Inizia il film, leggiamo un introduzione in cui si dice che il torneo era lo sport più amato in epoca medievale, ed ecco spuntare un giovanotto coi dreadlocks che si cimenta in torneo mentre il pubblico canta “We will rock you”. Ed eccolo poco dopo incontrare una ragazza che si fa chiamare “foxy lady”.
Helgeland comprende a fondo le teorie su cui si basa il cinema storico hollywoodiano, e rende esplicito un gioco che nella maggior parte dei casi fino ad oggi e’ rimasto nascosto. La rappresentazione della storia vista non in maniera accurata ma trasfigurata da occhi moderni per renderla più commerciabile e’ infatti una costante in America (come ultimo esempio non si puo’ non citare “Il gladiatore”), ma mentre risulta irritante quando viene utilizzata in maniera subdola e nascosta, diverte quando il gioco diventa esplicito.

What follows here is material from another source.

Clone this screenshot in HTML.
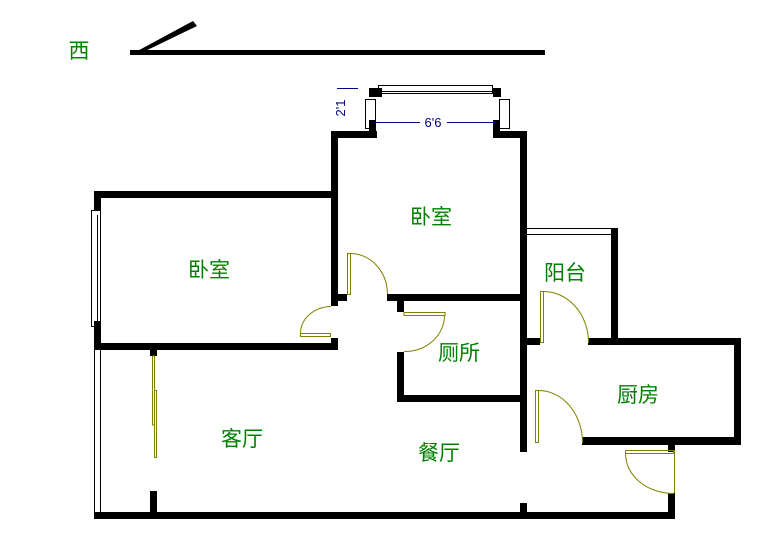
<!DOCTYPE html><html><head><style>body{margin:0;background:#fff}svg{display:block}text{font-family:"Liberation Sans","Noto Sans CJK SC",sans-serif}</style></head><body>
<svg width="780" height="551" viewBox="0 0 780 551" xmlns="http://www.w3.org/2000/svg">
<g fill="#000">
<rect x="130" y="50" width="415" height="5"/>
<polygon points="130,55 137,55 197,26 193,21"/>
<rect x="331" y="131" width="7" height="175"/>
<rect x="331" y="131" width="46" height="7"/>
<rect x="493" y="131" width="34" height="7"/>
<rect x="520" y="131" width="7" height="321"/>
<rect x="369" y="88" width="13" height="9"/>
<rect x="493" y="88" width="8" height="9"/>
<rect x="369" y="120" width="7" height="18"/>
<rect x="493" y="120" width="7" height="18"/>
<rect x="94" y="191" width="244" height="7"/>
<rect x="94" y="191" width="7" height="20"/>
<rect x="94" y="321" width="7" height="28"/>
<rect x="94" y="343" width="244" height="7"/>
<rect x="331" y="338" width="7" height="12"/>
<rect x="331" y="294" width="16" height="7"/>
<rect x="387" y="294" width="140" height="7"/>
<rect x="397" y="294" width="7" height="18"/>
<rect x="397" y="352" width="7" height="50"/>
<rect x="397" y="395" width="130" height="7"/>
<rect x="94" y="512" width="581" height="7"/>
<rect x="150" y="349" width="7" height="7"/>
<rect x="150" y="491" width="7" height="28"/>
<rect x="520" y="503" width="7" height="16"/>
<rect x="611" y="228" width="7" height="117"/>
<rect x="520" y="338" width="20" height="7"/>
<rect x="588" y="338" width="153" height="7"/>
<rect x="734" y="338" width="7" height="107"/>
<rect x="582" y="437" width="159" height="8"/>
<rect x="668" y="437" width="7" height="15"/>
<rect x="668" y="493" width="7" height="26"/>
</g>
<g fill="none" stroke="#000" stroke-width="1">
<rect x="378.5" y="85.5" width="114" height="8"/>
<line x1="382" y1="91.5" x2="493" y2="91.5"/>
<rect x="365.5" y="99.5" width="10" height="29"/>
<rect x="499.5" y="99.5" width="10" height="29"/>
<rect x="91.5" y="210.5" width="9" height="116"/>
<line x1="97.5" y1="215" x2="97.5" y2="322"/>
<line x1="94.5" y1="350" x2="94.5" y2="512"/>
<line x1="100.5" y1="350" x2="100.5" y2="512"/>
<line x1="527" y1="228.5" x2="611" y2="228.5"/>
<line x1="527" y1="234.5" x2="611" y2="234.5"/>
</g>
<g fill="none" stroke="#808000" stroke-width="1">
<rect x="347.5" y="253.5" width="3" height="41"/>
<path d="M350.5,253.5 A37,41 0 0 1 387.5,294"/>
<rect x="300.5" y="333.5" width="30" height="3"/>
<path d="M300.5,333.5 A31,27 0 0 1 331,306.5"/>
<rect x="404" y="312.5" width="41" height="3"/>
<path d="M444.5,315.5 A40,36 0 0 1 404,351.5"/>
<rect x="152.5" y="356" width="2" height="69"/>
<rect x="154.5" y="390.5" width="2" height="67"/>
<rect x="540.5" y="291.5" width="3" height="51"/>
<path d="M543.5,291.5 A45,51 0 0 1 588.5,343"/>
<rect x="535.5" y="390.5" width="3" height="52"/>
<path d="M538.5,390.5 A44,52 0 0 1 582.5,443"/>
<rect x="625.5" y="450.5" width="48" height="3"/>
<line x1="674.5" y1="450" x2="674.5" y2="493"/>
<path d="M625.5,453 A48,40 0 0 0 673.5,493.5"/>
</g>
<g stroke="#000080" stroke-width="1" fill="none">
<line x1="337" y1="88.5" x2="358" y2="88.5"/>
<line x1="372" y1="122.5" x2="420" y2="122.5"/>
<line x1="447" y1="122.5" x2="497" y2="122.5"/>
</g>
<text x="433" y="127" font-size="13" fill="#000080" text-anchor="middle">6'6</text>
<text transform="translate(345,108) rotate(-90)" font-size="13" fill="#000080" text-anchor="middle">2'1</text>
<g fill="#008000" font-size="21" text-anchor="middle">
<text x="79" y="58">西</text>
<text x="431" y="224">卧室</text>
<text x="209" y="277">卧室</text>
<text x="565" y="280">阳台</text>
<text x="459" y="360">厕所</text>
<text x="638" y="402">厨房</text>
<text x="242" y="446">客厅</text>
<text x="439" y="460">餐厅</text>
</g>
</svg>
</body></html>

Tanto esplicito che “Il destino di un cavaliere” in fondo assomiglia molto di più a un film sportivo che a un film medievale: con qualche cambio di ambientazione, sarebbe credibile anche come storia di un ragazzo di colore nato nei bassifondi che diventa un campione di baseball.
Peccato che il film dopo un po’ si perda, risultando inutilmente lungo e rinunciando in parte alla vena dissacrante delle primissime inquadrature a favore di uno svolgimento più classico.
“Il destino di un cavaliere” poteva essere di più, poteva essere un alfiere della rivoluzione postmoderna nel cinema, cosi’ com’e’ rimane un buon film di intrattenimento, non indispensabile ma sicuramente divertente ed appassionante. Accontentiamoci.